*PROMPT*
All lines in the records below from the line with "Give me the Plotly.js source for this chart." through the line with "const captionB = '<b>(b)</b>" are to be given again exactly, both ends included; the pictures are to be left out.

:: RECORDED INFORMATION

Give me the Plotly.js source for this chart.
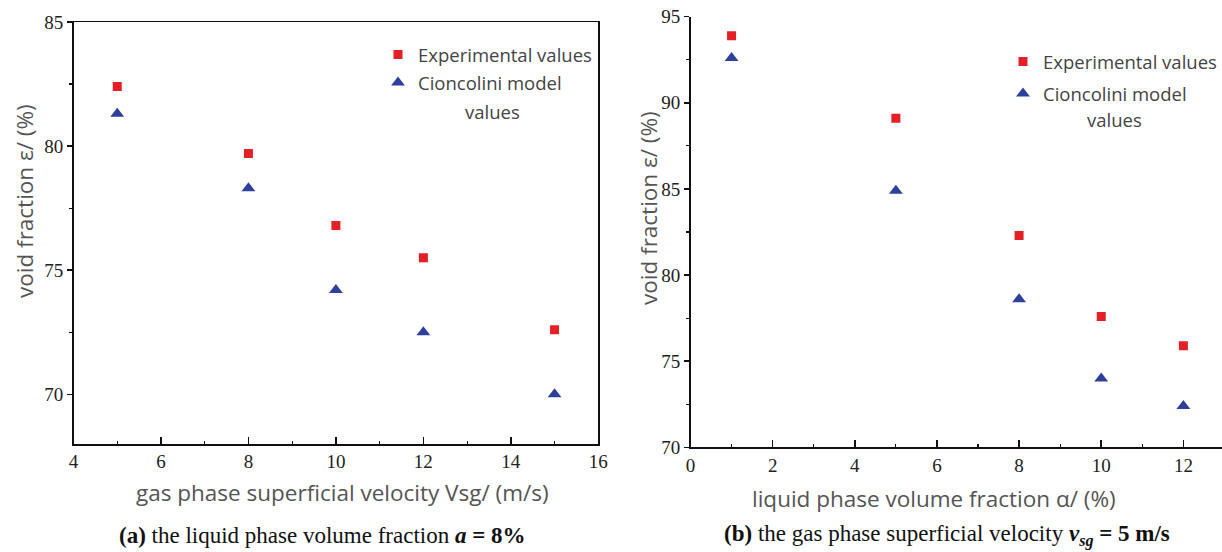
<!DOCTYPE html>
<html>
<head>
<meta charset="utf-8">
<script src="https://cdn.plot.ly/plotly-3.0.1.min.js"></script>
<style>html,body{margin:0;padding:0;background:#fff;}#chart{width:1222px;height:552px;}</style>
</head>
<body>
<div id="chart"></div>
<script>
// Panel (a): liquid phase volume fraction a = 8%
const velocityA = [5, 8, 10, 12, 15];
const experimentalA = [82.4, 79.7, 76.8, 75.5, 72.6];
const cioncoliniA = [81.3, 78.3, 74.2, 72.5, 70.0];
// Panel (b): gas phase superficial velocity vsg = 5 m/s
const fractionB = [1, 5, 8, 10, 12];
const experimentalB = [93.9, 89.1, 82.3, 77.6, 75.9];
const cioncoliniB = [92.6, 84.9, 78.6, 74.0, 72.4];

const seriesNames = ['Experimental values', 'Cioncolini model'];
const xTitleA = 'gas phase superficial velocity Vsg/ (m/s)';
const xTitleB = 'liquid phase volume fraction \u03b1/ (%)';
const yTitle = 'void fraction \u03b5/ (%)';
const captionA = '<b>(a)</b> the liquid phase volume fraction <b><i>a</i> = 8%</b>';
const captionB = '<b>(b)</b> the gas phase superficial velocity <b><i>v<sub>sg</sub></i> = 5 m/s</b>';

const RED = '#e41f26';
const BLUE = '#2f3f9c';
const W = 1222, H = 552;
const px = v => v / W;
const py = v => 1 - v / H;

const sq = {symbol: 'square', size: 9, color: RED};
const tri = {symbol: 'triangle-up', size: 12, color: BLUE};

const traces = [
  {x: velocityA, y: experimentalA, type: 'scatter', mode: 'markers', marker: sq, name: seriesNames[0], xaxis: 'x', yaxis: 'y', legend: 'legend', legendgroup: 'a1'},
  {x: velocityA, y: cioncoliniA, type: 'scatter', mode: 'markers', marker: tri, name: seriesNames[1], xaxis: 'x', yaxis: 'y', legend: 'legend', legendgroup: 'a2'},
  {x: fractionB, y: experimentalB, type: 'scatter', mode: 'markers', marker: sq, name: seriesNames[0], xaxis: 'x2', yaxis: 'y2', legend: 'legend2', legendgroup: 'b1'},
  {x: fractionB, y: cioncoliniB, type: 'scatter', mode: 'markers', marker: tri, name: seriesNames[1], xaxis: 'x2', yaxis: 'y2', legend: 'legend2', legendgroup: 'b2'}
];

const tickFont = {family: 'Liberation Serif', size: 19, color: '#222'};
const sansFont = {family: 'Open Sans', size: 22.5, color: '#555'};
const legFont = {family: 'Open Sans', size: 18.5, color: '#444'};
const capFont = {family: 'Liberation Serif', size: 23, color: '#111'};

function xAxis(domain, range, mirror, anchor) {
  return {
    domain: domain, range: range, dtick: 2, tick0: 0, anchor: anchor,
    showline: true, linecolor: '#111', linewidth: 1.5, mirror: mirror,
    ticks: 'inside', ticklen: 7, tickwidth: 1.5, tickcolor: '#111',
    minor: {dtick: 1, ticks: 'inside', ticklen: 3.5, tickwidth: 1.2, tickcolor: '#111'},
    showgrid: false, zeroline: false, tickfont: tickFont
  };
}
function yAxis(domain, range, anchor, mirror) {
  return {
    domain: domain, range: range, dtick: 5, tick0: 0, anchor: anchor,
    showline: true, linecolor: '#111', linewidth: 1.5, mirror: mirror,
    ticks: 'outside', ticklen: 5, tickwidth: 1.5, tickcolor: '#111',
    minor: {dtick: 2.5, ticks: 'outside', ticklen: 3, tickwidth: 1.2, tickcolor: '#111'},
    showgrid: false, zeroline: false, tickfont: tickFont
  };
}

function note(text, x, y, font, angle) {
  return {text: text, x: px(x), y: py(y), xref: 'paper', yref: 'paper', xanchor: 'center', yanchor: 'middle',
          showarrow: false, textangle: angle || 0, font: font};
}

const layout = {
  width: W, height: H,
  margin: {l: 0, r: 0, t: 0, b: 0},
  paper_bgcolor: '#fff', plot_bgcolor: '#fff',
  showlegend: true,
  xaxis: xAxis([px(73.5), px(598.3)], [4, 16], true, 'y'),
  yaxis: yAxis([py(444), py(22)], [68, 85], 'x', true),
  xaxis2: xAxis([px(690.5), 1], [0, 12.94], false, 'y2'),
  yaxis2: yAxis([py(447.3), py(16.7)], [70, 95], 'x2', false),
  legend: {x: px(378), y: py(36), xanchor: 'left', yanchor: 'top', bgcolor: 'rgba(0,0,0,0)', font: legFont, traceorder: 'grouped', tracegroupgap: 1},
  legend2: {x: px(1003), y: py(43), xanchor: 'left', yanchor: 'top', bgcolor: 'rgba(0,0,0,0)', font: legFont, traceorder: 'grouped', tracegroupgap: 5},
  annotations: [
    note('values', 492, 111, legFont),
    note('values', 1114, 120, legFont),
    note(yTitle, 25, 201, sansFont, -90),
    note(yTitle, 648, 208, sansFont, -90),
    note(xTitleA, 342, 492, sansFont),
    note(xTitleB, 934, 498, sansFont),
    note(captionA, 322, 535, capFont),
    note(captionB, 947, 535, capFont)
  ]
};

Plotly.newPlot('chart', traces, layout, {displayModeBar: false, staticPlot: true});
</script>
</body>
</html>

::::
:: RECORDED INFORMATION

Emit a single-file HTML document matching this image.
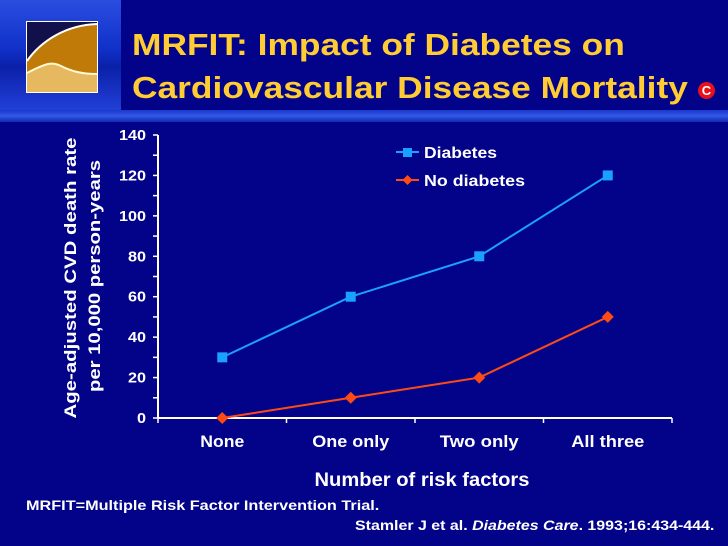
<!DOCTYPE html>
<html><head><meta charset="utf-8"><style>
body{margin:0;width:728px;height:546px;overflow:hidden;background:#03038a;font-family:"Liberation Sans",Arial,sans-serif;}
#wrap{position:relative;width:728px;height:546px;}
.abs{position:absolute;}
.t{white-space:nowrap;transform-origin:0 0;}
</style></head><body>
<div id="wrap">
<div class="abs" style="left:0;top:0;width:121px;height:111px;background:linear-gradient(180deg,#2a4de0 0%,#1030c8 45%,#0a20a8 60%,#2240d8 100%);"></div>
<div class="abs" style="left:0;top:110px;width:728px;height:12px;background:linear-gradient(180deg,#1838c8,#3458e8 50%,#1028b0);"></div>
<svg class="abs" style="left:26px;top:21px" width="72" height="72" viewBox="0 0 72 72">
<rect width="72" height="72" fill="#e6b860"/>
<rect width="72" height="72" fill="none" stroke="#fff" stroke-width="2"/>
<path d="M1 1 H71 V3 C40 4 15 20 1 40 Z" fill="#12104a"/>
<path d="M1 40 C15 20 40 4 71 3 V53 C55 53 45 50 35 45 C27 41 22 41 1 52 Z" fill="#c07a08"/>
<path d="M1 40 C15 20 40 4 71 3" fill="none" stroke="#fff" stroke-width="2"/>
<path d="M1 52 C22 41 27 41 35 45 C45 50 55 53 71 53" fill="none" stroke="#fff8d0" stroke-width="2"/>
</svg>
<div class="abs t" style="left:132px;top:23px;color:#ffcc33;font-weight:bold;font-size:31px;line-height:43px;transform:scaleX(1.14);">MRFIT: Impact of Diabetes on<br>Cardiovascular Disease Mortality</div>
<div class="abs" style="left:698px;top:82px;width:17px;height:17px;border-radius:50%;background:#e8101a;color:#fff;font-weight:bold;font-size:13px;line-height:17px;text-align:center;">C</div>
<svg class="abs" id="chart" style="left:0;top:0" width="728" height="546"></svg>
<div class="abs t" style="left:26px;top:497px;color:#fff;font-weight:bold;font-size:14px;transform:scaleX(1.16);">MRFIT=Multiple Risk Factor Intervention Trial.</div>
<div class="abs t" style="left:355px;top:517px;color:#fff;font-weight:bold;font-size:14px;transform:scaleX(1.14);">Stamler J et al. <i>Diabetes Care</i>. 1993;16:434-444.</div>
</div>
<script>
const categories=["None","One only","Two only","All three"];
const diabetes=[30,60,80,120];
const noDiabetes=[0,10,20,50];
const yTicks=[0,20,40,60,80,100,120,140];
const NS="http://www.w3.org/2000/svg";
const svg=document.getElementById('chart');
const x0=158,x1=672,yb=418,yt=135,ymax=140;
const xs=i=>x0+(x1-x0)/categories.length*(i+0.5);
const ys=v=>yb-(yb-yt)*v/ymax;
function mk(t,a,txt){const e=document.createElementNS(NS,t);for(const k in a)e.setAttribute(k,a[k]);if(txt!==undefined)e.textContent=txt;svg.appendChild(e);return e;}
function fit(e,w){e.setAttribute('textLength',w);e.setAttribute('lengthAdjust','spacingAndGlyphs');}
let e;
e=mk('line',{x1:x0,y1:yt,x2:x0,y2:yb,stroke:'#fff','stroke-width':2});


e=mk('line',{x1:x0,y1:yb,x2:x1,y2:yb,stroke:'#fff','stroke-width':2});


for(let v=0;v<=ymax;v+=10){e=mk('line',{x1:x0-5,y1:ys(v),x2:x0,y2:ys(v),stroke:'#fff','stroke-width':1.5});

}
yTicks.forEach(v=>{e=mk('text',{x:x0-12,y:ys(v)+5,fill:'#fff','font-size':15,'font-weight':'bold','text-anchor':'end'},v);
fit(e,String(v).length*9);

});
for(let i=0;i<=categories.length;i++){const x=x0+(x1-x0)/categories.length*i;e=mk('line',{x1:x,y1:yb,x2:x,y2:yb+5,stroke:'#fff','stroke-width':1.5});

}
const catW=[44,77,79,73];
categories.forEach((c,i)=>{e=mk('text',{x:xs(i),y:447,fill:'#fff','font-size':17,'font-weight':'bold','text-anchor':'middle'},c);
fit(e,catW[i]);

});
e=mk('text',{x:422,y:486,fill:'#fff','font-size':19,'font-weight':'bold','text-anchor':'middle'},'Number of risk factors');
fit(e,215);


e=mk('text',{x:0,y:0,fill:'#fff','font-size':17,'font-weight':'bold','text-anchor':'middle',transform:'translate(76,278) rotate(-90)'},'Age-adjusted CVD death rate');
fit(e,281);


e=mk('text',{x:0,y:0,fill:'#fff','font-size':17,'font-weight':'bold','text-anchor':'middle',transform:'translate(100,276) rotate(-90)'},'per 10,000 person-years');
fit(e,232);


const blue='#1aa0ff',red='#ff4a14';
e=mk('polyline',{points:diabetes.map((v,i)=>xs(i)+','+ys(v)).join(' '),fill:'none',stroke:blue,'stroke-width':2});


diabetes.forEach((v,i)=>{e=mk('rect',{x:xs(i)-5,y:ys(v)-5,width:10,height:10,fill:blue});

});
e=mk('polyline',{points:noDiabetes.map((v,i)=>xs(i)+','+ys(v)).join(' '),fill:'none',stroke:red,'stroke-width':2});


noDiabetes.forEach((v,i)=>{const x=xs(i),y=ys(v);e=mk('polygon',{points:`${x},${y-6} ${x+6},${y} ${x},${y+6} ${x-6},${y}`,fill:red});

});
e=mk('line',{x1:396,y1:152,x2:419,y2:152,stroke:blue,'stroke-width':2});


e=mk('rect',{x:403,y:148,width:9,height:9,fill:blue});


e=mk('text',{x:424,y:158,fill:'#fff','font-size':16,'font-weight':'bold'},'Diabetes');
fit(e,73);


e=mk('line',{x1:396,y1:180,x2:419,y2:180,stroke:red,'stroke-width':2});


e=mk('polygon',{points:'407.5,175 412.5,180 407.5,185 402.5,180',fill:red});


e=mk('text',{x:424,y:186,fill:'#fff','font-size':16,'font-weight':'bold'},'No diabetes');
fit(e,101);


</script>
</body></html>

::::

*COMPLETED EXERCISE*
Give me the Plotly.js source for this chart.
<!DOCTYPE html>
<html>
<head>
<meta charset="utf-8">
<script src="https://cdn.plot.ly/plotly-3.0.1.min.js"></script>
<style>html,body{margin:0;padding:0;background:#fff;}#chart{width:1222px;height:552px;}</style>
</head>
<body>
<div id="chart"></div>
<script>
// Panel (a): liquid phase volume fraction a = 8%
const velocityA = [5, 8, 10, 12, 15];
const experimentalA = [82.4, 79.7, 76.8, 75.5, 72.6];
const cioncoliniA = [81.3, 78.3, 74.2, 72.5, 70.0];
// Panel (b): gas phase superficial velocity vsg = 5 m/s
const fractionB = [1, 5, 8, 10, 12];
const experimentalB = [93.9, 89.1, 82.3, 77.6, 75.9];
const cioncoliniB = [92.6, 84.9, 78.6, 74.0, 72.4];

const seriesNames = ['Experimental values', 'Cioncolini model'];
const xTitleA = 'gas phase superficial velocity Vsg/ (m/s)';
const xTitleB = 'liquid phase volume fraction \u03b1/ (%)';
const yTitle = 'void fraction \u03b5/ (%)';
const captionA = '<b>(a)</b> the liquid phase volume fraction <b><i>a</i> = 8%</b>';
const captionB = '<b>(b)</b> the gas phase superficial velocity <b><i>v<sub>sg</sub></i> = 5 m/s</b>';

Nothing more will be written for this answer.